You make money in 2 ways during the game. You collect wages from all of your scholars employed in other players' palaces. You also make money from the bribes that you collect every time someone applies for a position in your palace.
The player with the most money -- collected by whatever means possible -- after 5 rounds wins the game!"
Intrigue is, well, interesting, to say the least. Once you get the game play down, it is very simple. There are only three things to do during your turn: collect the salary for your scholars working in other players' palaces, which is over in a few seconds; decide who to hire in your palace, which is where you'll spend most of your time; and send two of your own scholars to any of the other players' palaces.
The second action is where things get interesting. After people apply to your palace, you get to decide how much they get payed, and which player's scholars get hired when two are vying for the same position. To help you decide, those applying grease the wheels with a little cash, as well as try to wheel and deal to convince you that their scholar should be hired, and at a good pay. But the catch is, it doesn't matter what deals you make or bribes you take: nothing's permanent and every promise can be broken. This creates some very tense moments in the game.
I played with fellow Hobsonian Drew, his girlfriend Kelsey and her roommate, Kat. This, I felt initially, put me at a slight disadvantage, because Drew and Kelsey might work together, and the same might hold true for Kelsey and Kat. However, as I was delighted to discover, the game was so good at creating bad vibes between players that I needn't have worried about pre-game alliances. All it takes is one deal going south for you after you've just forked out for a hefty bribe to realize all bets are off in Intrigue. Thankfully, we all went into the game knowing that's what it was, a game, so there was no lasting harm, even after all of us were back-stabbed by those we trusted. Perhaps even because of it: everyone betrayed everyone else, so there were no hard feelings.
The game was well balanced throughout, and even at the end, when we were only going to get one or two more payouts from our scholars' jobs, it was still very competitive in terms of who would be hired and who banished to the island, although the bribes were a bit smaller.
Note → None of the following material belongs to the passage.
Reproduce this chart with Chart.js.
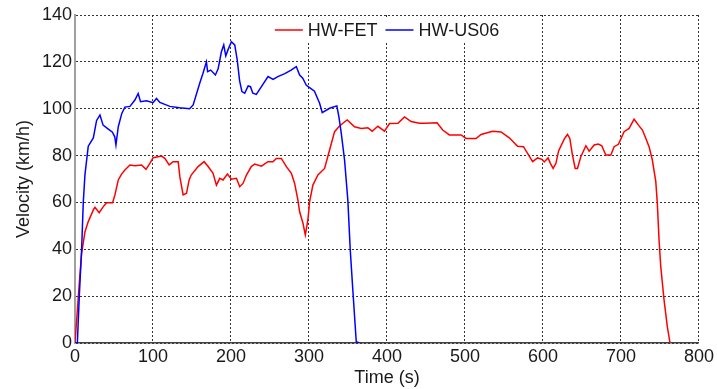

There were all sorts of deals, which were then completely ignored once one person realized the other would be unable to do anything in retribution. It was also interesting to see how being betrayed (or betraying) didn't really affect how you interacted with each other later. If you needed to make a deal to get one of your scholars into a high-paying spot, you made it, even if you had just had the rug pulled from under you last turn. The game is not about trust, but about manipulation, and as such, I enjoyed it very much (even though I lost).